Punggol wasn't always a concrete jungle: decades ago, the north-eastern neighbourhood was home to pig farms. Ong Kim Seng pays tribute to the estate's history in the watercolour on paper work Punggol Flats (2008), where a sow and her piglet appear in a shadow on a HDB block.
Goh Beng Kwan's mixed media collage Rock Island (2000) was born of a stormy time in his life, when his wife was unwell and he had to be the rock of his family. The dark background of the work gives the illusion of a grid that moors, locks and traps the elements in place.
These white marble forms by Han Sai Por seem like mutations of organic shapes - gesturing, perhaps, towards the manicured artifice of the garden city.

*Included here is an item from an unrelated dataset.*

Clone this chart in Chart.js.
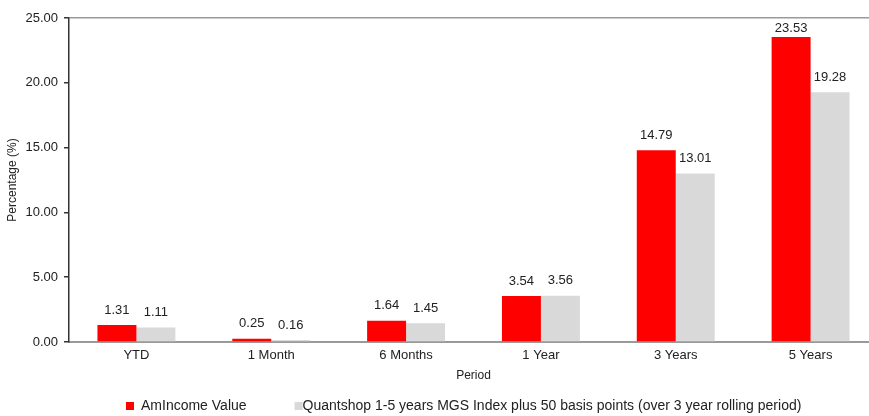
<!DOCTYPE html>
<html>
<head>
<meta charset="utf-8">
<script src="https://cdn.jsdelivr.net/npm/chart.js@4"></script>
<style>
    html, body { margin: 0; padding: 0; background: #fff; overflow: hidden; }
    #wrap { width: 880px; height: 416px; }
</style>
</head>
<body>
<div id="wrap"><canvas id="perfChart" width="880" height="416"></canvas></div>
<script>
const periods = ["YTD", "1 Month", "6 Months", "1 Year", "3 Years", "5 Years"];
const fundValues = [1.31, 0.25, 1.64, 3.54, 14.79, 23.53];
const benchmarkValues = [1.11, 0.16, 1.45, 3.56, 13.01, 19.28];
const yTicks = [0, 5, 10, 15, 20, 25];
const fundLabel = "AmIncome Value";
const benchmarkLabel = "Quantshop 1-5 years MGS Index plus 50 basis points (over 3 year rolling period)";
const fontFamily = "'Liberation Sans', Arial, Helvetica, sans-serif";

// value labels above each bar
const barLabels = {
    id: "barLabels",
    afterDatasetsDraw(chart) {
        const { ctx, chartArea } = chart;
        ctx.save();
        ctx.font = `13px ${fontFamily}`;
        ctx.fillStyle = "#222";
        ctx.textAlign = "center";
        ctx.textBaseline = "middle";
        chart.data.datasets.forEach((dataset, i) => {
            chart.getDatasetMeta(i).data.forEach((bar, j) => {
                const y = Math.max(bar.y - 15, chartArea.top + 10);
                ctx.fillText(dataset.data[j].toFixed(2), bar.x, y);
            });
        });
        ctx.restore();
    }
};

// legend drawn at the bottom like the original
const bottomLegend = {
    id: "bottomLegend",
    afterDraw(chart) {
        const { ctx } = chart;
        ctx.save();
        ctx.font = `14px ${fontFamily}`;
        ctx.textBaseline = "middle";
        const y = 406;
        let x = 126;
        chart.data.datasets.forEach((dataset, i) => {
            ctx.fillStyle = dataset.backgroundColor;
            ctx.fillRect(x, y - 4, 8, 8);
            const textX = x + (i === 0 ? 15 : 8);
            ctx.fillStyle = "#222";
            ctx.fillText(dataset.label, textX, y);
            x = textX + ctx.measureText(dataset.label).width + 48;
        });
        ctx.restore();
    }
};

new Chart(document.getElementById("perfChart"), {
    type: "bar",
    data: {
        labels: periods,
        datasets: [
            { label: fundLabel, data: fundValues, backgroundColor: "#ff0000", categoryPercentage: 0.578, barPercentage: 1 },
            { label: benchmarkLabel, data: benchmarkValues, backgroundColor: "#d9d9d9", categoryPercentage: 0.578, barPercentage: 1 }
        ]
    },
    options: {
        responsive: false,
        animation: false,
        layout: { padding: { top: 18, right: 2, bottom: 0, left: 0 } },
        plugins: { legend: { display: false }, tooltip: { enabled: false } },
        scales: {
            x: {
                afterFit: (scale) => { scale.height = 74; },
                grid: { display: false, drawTicks: false },
                border: { color: "#9a9a9a", width: 2 },
                ticks: { color: "#222", padding: 6, font: { family: fontFamily, size: 13 } },
                title: { display: true, text: "Period", color: "#222", padding: { top: 0, bottom: 33 }, font: { family: fontFamily, size: 12 } }
            },
            y: {
                min: 0,
                max: 25,
                afterBuildTicks: (scale) => { scale.ticks = yTicks.map((value) => ({ value })); },
                afterFit: (scale) => { scale.width = 69; },
                grid: {
                    drawOnChartArea: true,
                    color: (ctx) => (ctx.tick && ctx.tick.value === 25 ? "#9a9a9a" : "rgba(0,0,0,0)"),
                    lineWidth: 1.5,
                    tickColor: "#333",
                    tickLength: 5
                },
                border: { color: "#333", width: 1.5 },
                ticks: { color: "#222", padding: 6, font: { family: fontFamily, size: 13 }, callback: (value) => value.toFixed(2) },
                title: { display: true, text: "Percentage (%)", color: "#222", padding: { top: 5, bottom: 0 }, font: { family: fontFamily, size: 12 } }
            }
        }
    },
    plugins: [barLabels, bottomLegend]
});
</script>
</body>
</html>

These sculptures, which have a remarkably animated, pliant quality, were sculpted last year (2019) as part of Han's Flora series.
Amanda Heng's Another Woman series, created in the 1990s, explores the bond between Heng and her dialect-speaking mother, one of many older women who felt displaced in a rapidly changing Singapore. The photographic prints in the series appear next to Twenty Years Later (2014), which shows Heng and her mother in an intimate embrace.